From Mr Gerald Nakata

Kapolei, Hawaii

Simple forms

As rightly said, child abuse comes in many forms. It can be as ignorantly simple as giving an angry stare to getting physical on children.

In my view, even forcing a child to sit in a stroller is child abuse. It is disheartening to see educated parents forcing their children to sit on the stroller even though they wish not to. There are many ill effects of this parental behaviour.

In this example, for instance, this directly affects the mobility of the child. Children need to move, run, skip and jump. It also doesn’t allow the ability for the child to exercise. Being forced to sit in a stroller or get used to sitting in the stroller when they can actually walk with their parents reduces drastically their activity level. I also think this affects the physical and emotional bonding, not being allowed to hold hands with parents.

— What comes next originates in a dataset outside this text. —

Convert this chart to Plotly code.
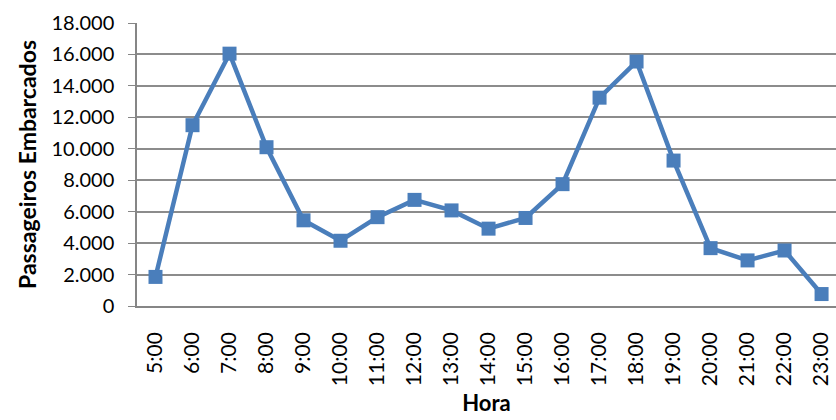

It is very simple to understand and practice.

From Mr Ramprasad Macharlu Srinivasamurthy

Dubai

Reap what we sow

Just like a seed grows into a plant, habits can also be planted into a child. When the habit is not a particularly good one, parents could be contributing to a different version of child abuse unlike the stereotypical notion of physical abuse. This can be very clearly illustrated by the unconscious practice of using swear words when things don’t go our way. In no time, a young child or a toddler could pick up this seemingly innocuous habit and might use it at the most inopportune time causing great embarrassment to the parent. This not only shows the parent in a bad light but also as a perpetrator of child abuse.

Things that adults have been doing for years without a second thought can quickly and easily be imbibed by children. Similarly, if we let children watch television shows that distinctly show a lack of respect for parents, teachers or people in positions of authority, we need not be surprised if these kids turn out rude and brash. We may have just let them enjoy their favourite television show and in the process contributed to eroding their moral fibre. These shows may be definitely enjoyable, but the child watching needs to understand that repetition of such behaviour is unacceptable.

This is most definitely easier said than done. As we all know, actions speak louder than words. Good parenting requires time and patience in equal measure. Our habits need to be evaluated and consciously moderated for us to serve as role models for children. Remember, what we sow, we will reap.

From Ms Lisa Jacob

Dubai

Serious problem

This is an important topic to be discussed seriously. It’s not about attacking children, but teaching them by doing bad activities or habits in front of them. It should not be accepted.

In my opinion, smoking, drinking soda and eating junk foods are serious problems faced by children today. I don’t think a weekly or monthly awareness program can change this. It is always the duty of the parents to be smart in front of their children.

From Mr N. P. Shahid

UAE

Living the change

The real meaning of child abuse is ‘improper treatment’. Most parents expect a lot from their children, but do not understand how that can be achieved, which can lead to underappreciation for the efforts it takes. Sometimes parents feel that their responsibility ends by just putting their children in schools and quantifying their progress by grading, but there is more to life than school marks.

Parents have to live the change, which they want to see in their children. School can teach subjects, but it is the responsibility of parents to teach values and ethics. This includes honesty and respect to elders, which no school can teach and no grade can quantify; hard work and the rewards of hard work.

Another thing with such value, is teaching that they have to be taught at very young impressionable age. By this I mean parents have to live that life in front to them on a daily basis.

You cannot expect children to respect you, when they see you not respecting their grandparents, You cannot expect them to be honest, when they see you not being honest. Dishonesty can be percieved in many ways: it could be not parking in correct place or not returning extra change someone has paid you.

The best way to do this, I feel, is by telling them short simple stories and ‘living the change’ in front of them on a daily basis. Children are far smarter than we think or give them credit.